Across the listing below, count the lines that mention the string "this". Reply with the figure only.

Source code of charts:
◇ ◇ ◇ ◇

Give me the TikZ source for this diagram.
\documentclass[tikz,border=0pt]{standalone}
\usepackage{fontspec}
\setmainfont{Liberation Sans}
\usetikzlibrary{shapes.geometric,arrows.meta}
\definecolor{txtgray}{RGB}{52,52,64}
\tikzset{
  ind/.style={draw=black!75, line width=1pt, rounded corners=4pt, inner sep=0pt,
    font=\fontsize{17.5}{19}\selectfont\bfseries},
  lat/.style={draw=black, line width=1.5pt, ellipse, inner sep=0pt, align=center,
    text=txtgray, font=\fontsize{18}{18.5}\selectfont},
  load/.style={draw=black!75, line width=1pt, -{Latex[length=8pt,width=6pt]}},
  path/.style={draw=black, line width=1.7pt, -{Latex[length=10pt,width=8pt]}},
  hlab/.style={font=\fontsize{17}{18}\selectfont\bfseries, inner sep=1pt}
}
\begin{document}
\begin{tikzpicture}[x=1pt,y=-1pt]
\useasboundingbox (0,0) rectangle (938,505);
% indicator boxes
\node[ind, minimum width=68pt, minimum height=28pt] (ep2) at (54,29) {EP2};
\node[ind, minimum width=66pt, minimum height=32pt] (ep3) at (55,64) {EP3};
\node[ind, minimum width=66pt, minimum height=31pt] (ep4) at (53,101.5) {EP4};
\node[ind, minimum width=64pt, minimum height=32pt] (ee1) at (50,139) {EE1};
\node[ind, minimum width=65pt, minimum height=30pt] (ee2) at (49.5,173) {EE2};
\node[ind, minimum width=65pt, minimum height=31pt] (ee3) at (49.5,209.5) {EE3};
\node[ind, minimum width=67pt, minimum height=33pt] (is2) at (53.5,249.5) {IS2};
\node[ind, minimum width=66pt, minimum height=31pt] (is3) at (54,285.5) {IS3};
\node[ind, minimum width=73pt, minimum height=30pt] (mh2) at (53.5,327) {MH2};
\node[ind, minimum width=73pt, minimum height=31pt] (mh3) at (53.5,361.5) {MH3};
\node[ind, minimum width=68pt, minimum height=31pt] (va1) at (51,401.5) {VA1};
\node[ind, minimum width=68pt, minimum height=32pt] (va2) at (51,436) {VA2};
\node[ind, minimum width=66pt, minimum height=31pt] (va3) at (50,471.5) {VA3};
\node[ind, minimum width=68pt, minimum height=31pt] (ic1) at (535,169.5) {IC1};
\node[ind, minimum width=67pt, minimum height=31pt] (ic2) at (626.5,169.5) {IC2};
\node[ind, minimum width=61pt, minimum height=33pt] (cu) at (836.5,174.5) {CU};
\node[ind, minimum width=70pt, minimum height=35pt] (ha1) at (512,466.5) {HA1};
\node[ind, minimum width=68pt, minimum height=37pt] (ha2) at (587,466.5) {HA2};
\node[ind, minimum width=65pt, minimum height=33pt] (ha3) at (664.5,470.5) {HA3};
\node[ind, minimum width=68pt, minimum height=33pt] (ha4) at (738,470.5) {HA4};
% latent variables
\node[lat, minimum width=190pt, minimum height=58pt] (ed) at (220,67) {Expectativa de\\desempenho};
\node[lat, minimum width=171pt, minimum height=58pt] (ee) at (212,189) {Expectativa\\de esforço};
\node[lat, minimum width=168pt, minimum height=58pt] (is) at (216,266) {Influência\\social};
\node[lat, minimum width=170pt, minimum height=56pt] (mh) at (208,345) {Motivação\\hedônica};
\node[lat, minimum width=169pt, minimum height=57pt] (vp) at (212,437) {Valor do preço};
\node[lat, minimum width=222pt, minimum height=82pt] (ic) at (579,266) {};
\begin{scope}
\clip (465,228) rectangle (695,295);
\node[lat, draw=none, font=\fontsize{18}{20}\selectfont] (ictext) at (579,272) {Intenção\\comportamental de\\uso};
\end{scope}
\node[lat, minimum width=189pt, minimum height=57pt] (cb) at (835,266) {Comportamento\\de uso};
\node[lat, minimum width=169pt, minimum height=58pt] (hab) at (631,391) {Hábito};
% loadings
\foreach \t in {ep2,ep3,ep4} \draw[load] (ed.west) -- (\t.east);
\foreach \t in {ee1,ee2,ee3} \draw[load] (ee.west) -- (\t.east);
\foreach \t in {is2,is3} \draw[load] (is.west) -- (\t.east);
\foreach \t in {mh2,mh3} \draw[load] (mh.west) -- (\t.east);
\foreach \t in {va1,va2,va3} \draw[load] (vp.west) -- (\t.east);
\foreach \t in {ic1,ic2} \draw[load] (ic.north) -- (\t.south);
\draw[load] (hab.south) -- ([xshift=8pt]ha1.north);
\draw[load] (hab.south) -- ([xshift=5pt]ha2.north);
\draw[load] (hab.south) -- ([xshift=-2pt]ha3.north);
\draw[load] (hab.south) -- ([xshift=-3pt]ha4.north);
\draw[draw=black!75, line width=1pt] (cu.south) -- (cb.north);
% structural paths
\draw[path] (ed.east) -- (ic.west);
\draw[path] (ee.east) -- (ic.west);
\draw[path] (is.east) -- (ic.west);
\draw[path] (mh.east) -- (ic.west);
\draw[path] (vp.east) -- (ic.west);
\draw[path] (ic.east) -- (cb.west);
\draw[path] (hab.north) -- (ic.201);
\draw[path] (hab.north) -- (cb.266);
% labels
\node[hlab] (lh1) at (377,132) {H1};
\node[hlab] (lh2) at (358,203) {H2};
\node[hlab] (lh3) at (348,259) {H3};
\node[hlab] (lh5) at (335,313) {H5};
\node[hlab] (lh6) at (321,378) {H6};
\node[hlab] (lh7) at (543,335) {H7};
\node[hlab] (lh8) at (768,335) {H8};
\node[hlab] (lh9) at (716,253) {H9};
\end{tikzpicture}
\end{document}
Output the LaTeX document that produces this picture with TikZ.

◇ ◇ ◇ ◇

• Response: 2